(Code that draws figures)
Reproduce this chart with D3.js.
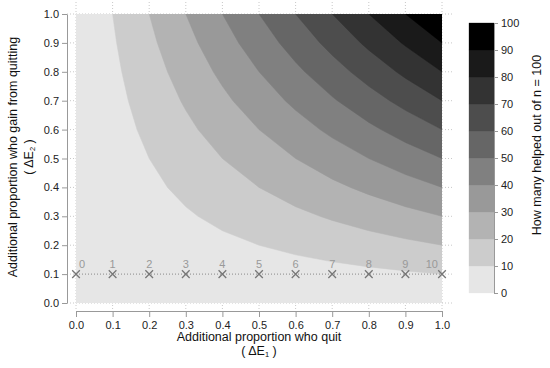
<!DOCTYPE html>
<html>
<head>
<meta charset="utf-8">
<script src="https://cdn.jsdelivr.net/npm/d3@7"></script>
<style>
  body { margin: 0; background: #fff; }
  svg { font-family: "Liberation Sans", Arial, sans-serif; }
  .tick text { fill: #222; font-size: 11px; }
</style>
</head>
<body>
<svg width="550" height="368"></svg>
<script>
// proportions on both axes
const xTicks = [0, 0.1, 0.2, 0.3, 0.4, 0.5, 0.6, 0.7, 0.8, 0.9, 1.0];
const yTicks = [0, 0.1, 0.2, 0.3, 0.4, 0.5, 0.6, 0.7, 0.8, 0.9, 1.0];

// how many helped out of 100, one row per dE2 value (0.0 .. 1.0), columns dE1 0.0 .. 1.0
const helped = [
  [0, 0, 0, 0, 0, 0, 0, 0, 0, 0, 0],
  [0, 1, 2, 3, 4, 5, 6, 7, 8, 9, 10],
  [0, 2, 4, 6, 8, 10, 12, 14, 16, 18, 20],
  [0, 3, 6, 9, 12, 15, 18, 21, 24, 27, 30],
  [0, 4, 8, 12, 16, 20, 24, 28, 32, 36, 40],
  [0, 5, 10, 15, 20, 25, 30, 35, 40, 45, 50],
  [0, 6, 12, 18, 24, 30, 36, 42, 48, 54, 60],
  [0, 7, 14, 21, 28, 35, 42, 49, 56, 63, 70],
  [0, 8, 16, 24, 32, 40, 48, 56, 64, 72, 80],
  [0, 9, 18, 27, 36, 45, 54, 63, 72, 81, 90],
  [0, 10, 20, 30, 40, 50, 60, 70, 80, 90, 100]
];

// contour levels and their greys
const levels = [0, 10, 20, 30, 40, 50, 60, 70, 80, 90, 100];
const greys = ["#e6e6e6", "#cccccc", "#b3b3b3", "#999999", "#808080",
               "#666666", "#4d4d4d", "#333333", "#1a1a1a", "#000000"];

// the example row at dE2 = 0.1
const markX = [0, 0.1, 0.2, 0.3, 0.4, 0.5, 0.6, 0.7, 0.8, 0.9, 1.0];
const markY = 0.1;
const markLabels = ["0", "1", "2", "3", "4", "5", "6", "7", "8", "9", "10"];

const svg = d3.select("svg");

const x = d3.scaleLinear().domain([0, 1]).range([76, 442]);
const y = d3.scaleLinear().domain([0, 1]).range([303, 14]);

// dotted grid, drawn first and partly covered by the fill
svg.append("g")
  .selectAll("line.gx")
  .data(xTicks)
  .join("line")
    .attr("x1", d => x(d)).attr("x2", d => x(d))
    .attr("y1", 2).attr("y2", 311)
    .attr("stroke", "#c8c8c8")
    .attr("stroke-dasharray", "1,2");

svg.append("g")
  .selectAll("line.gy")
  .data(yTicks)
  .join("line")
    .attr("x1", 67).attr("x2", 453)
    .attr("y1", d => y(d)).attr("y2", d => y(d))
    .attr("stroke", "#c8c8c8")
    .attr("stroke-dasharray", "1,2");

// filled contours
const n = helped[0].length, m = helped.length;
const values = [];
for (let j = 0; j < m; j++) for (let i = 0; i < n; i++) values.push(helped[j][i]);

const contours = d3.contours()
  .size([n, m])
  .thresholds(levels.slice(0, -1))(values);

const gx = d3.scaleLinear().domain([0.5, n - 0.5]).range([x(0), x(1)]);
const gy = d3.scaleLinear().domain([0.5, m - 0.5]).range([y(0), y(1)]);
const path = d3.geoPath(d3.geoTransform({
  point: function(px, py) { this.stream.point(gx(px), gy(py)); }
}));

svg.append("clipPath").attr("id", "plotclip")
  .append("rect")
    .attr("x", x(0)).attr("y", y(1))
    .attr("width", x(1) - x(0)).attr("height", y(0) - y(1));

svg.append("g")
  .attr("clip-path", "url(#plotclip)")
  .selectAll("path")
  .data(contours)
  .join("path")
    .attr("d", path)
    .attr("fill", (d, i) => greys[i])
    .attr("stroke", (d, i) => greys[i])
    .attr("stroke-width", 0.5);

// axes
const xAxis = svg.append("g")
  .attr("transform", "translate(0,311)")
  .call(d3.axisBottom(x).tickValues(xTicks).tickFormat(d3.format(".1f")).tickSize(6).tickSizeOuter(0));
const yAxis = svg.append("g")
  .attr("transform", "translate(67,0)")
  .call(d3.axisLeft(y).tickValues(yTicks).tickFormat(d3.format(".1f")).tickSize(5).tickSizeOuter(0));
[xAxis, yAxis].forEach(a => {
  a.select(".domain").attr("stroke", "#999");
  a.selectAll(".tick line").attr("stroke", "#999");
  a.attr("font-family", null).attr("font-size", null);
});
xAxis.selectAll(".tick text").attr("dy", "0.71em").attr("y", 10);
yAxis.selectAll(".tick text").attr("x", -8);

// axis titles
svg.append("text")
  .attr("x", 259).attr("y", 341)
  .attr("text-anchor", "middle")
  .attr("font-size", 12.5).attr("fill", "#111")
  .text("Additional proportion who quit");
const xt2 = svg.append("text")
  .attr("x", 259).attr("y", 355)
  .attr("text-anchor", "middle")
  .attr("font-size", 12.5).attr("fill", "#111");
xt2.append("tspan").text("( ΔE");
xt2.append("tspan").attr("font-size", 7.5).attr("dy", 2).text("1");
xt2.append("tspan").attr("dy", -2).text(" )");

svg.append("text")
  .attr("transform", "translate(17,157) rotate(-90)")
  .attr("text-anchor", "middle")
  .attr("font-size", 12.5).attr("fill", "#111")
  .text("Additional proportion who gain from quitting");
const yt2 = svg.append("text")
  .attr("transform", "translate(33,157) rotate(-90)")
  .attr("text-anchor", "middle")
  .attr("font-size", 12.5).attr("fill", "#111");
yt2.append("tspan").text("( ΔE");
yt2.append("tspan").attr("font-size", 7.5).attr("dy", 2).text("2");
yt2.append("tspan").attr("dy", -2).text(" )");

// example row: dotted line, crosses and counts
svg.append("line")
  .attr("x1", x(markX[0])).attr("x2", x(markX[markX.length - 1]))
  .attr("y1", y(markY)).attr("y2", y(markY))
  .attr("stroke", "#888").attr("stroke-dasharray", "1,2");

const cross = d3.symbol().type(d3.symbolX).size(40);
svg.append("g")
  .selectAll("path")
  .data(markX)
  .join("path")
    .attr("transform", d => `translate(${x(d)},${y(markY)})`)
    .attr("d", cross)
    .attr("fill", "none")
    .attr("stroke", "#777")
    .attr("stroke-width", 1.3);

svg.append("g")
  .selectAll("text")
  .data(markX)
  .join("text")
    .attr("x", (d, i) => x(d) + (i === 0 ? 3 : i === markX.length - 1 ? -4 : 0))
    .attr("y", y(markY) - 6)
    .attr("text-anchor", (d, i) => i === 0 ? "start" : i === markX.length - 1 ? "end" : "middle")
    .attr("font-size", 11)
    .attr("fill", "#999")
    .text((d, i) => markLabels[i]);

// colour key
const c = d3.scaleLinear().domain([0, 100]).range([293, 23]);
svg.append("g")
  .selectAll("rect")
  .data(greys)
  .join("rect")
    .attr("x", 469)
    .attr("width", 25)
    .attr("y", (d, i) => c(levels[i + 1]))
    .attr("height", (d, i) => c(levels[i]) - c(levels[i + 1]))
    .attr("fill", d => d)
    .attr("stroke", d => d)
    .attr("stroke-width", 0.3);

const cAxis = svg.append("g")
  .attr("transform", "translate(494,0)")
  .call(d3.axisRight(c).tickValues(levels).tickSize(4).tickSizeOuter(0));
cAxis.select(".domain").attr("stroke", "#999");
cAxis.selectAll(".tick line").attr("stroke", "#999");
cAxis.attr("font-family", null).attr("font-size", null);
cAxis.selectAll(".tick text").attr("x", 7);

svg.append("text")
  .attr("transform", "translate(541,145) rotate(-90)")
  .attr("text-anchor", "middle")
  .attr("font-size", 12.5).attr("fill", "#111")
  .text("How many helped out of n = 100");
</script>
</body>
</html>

--

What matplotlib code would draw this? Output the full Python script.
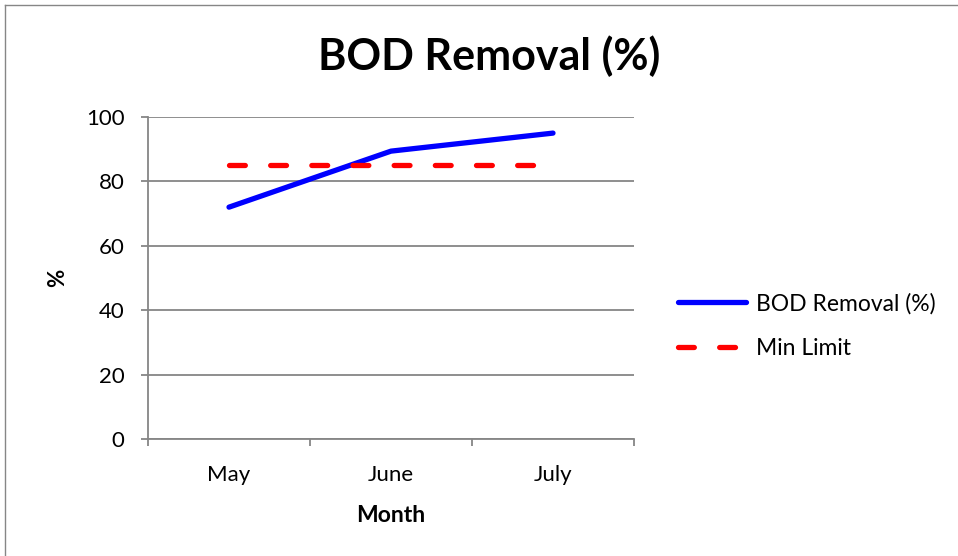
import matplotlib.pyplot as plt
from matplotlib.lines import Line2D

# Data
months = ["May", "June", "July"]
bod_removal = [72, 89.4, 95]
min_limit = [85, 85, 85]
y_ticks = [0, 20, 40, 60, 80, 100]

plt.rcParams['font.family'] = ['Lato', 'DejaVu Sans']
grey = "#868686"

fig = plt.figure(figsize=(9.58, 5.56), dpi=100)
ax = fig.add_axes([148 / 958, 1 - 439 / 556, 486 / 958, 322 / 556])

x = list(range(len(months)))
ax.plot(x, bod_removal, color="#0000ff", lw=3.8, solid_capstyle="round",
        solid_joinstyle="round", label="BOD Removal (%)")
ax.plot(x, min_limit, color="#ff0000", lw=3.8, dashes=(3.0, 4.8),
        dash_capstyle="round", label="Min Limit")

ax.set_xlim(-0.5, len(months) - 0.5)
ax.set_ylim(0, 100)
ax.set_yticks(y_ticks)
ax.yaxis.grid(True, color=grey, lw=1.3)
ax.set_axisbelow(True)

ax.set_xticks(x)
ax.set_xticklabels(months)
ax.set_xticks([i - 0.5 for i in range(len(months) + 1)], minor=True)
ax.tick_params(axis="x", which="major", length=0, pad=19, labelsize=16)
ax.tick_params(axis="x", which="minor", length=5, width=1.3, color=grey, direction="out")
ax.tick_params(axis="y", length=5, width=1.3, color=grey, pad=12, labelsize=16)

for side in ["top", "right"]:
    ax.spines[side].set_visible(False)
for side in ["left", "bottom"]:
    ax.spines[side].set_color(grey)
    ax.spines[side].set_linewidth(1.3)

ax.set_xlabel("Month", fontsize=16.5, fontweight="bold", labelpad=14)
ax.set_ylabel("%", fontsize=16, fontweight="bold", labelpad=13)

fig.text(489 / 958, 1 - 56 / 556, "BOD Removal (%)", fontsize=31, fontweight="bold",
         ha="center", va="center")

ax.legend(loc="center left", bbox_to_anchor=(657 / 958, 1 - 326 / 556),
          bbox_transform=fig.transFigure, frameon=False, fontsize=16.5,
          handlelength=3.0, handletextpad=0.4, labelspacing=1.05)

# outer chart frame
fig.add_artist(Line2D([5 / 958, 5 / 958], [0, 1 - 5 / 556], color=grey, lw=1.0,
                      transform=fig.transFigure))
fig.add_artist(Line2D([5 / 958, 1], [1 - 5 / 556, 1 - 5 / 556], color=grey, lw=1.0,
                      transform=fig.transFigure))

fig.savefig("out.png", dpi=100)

---

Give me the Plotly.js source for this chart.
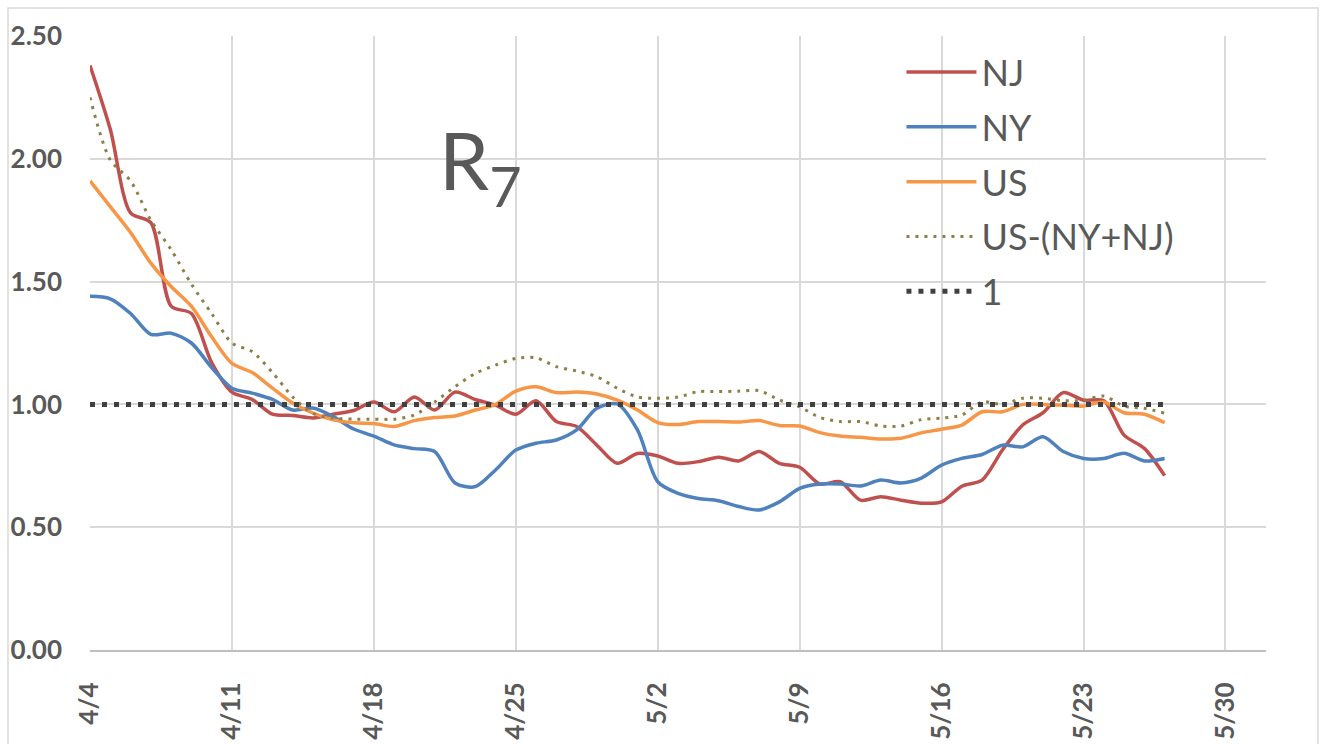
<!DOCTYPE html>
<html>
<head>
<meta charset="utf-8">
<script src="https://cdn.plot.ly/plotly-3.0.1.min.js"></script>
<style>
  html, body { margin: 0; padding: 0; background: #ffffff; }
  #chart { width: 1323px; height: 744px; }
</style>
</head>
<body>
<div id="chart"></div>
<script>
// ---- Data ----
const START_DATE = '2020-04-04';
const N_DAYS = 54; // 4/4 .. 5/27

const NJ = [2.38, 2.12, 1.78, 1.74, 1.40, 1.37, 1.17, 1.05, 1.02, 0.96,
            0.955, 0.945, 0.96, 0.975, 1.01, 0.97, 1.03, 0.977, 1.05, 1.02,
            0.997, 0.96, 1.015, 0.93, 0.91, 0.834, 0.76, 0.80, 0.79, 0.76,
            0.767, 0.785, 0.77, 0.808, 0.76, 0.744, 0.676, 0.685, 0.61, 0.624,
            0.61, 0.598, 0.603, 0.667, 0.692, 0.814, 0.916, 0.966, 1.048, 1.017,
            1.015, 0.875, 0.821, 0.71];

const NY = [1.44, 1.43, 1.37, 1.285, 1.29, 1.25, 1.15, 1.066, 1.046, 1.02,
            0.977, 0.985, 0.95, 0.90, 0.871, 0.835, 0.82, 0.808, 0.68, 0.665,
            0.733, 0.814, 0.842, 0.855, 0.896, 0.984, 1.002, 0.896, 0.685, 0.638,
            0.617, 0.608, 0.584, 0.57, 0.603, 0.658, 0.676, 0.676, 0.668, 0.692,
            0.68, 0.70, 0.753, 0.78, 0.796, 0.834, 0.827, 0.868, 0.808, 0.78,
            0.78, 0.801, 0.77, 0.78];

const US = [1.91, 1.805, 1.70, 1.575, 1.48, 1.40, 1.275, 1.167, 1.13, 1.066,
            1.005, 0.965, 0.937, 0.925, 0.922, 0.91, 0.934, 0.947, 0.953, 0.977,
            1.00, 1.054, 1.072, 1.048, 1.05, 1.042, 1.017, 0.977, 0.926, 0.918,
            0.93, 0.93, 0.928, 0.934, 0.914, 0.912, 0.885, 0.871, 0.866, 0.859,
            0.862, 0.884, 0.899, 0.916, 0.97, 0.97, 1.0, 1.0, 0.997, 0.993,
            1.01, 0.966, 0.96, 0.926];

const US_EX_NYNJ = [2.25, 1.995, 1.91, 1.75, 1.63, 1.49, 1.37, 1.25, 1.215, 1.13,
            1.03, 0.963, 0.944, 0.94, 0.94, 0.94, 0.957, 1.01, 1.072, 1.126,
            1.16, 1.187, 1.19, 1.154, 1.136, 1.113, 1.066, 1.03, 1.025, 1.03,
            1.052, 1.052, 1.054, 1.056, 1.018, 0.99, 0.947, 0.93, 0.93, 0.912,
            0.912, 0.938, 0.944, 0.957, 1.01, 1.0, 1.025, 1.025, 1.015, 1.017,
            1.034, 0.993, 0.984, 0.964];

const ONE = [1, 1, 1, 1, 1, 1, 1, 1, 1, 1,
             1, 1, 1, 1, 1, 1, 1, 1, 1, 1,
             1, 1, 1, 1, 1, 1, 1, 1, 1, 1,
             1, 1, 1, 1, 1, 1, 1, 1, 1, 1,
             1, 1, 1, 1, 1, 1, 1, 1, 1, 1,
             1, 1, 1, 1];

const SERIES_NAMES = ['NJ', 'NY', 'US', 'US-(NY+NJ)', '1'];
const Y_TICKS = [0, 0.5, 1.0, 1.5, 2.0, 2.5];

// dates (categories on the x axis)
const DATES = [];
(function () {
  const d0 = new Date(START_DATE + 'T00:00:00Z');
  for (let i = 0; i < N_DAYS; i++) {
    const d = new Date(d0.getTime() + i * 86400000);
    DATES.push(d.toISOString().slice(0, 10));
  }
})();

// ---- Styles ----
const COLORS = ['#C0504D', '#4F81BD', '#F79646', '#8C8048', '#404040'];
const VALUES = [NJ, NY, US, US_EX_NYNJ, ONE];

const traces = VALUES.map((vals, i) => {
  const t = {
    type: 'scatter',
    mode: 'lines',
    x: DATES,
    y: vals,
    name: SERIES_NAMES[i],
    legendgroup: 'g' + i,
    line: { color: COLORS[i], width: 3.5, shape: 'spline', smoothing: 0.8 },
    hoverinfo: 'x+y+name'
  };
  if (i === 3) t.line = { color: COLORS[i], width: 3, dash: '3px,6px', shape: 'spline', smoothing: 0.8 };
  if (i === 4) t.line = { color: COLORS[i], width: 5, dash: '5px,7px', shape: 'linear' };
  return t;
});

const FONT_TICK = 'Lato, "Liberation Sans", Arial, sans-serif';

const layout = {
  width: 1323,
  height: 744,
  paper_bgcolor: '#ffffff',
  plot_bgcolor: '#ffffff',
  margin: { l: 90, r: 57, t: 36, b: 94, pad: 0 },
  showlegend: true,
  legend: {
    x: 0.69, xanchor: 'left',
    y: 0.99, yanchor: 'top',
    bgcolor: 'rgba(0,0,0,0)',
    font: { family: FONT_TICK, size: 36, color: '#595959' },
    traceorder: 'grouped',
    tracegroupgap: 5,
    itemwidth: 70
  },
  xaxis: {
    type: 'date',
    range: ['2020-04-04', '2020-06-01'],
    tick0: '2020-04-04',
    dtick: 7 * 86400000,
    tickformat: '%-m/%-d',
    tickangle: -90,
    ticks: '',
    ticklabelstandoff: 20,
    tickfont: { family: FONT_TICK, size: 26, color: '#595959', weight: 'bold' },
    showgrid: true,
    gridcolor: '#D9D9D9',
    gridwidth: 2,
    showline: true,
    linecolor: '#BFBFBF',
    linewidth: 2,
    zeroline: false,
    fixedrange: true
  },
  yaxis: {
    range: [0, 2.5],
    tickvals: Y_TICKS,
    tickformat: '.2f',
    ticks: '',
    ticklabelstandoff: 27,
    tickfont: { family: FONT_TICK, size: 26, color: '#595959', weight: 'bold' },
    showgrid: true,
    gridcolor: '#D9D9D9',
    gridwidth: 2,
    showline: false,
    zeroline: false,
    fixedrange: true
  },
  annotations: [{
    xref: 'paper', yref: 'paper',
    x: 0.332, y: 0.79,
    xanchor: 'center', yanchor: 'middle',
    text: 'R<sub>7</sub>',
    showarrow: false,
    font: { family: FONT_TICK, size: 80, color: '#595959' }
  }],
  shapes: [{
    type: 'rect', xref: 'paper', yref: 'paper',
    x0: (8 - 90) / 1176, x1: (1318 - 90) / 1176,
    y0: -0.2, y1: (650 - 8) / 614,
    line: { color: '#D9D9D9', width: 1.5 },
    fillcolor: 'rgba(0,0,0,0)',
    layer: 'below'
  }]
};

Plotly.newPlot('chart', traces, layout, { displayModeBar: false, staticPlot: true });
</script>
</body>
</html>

## OBJECTIVE
Keep to the lines above from the line with "What matplotlib code" to the line with "ax = fig.add_axes([148", and set down exactly those, inclusive, with nothing else and every picture left out.

## OUTPUT FOR THIS EXERCISE
What matplotlib code would draw this? Output the full Python script.
import matplotlib.pyplot as plt
from matplotlib.lines import Line2D

# Data
months = ["May", "June", "July"]
bod_removal = [72, 89.4, 95]
min_limit = [85, 85, 85]
y_ticks = [0, 20, 40, 60, 80, 100]

plt.rcParams['font.family'] = ['Lato', 'DejaVu Sans']
grey = "#868686"

fig = plt.figure(figsize=(9.58, 5.56), dpi=100)
ax = fig.add_axes([148 / 958, 1 - 439 / 556, 486 / 958, 322 / 556])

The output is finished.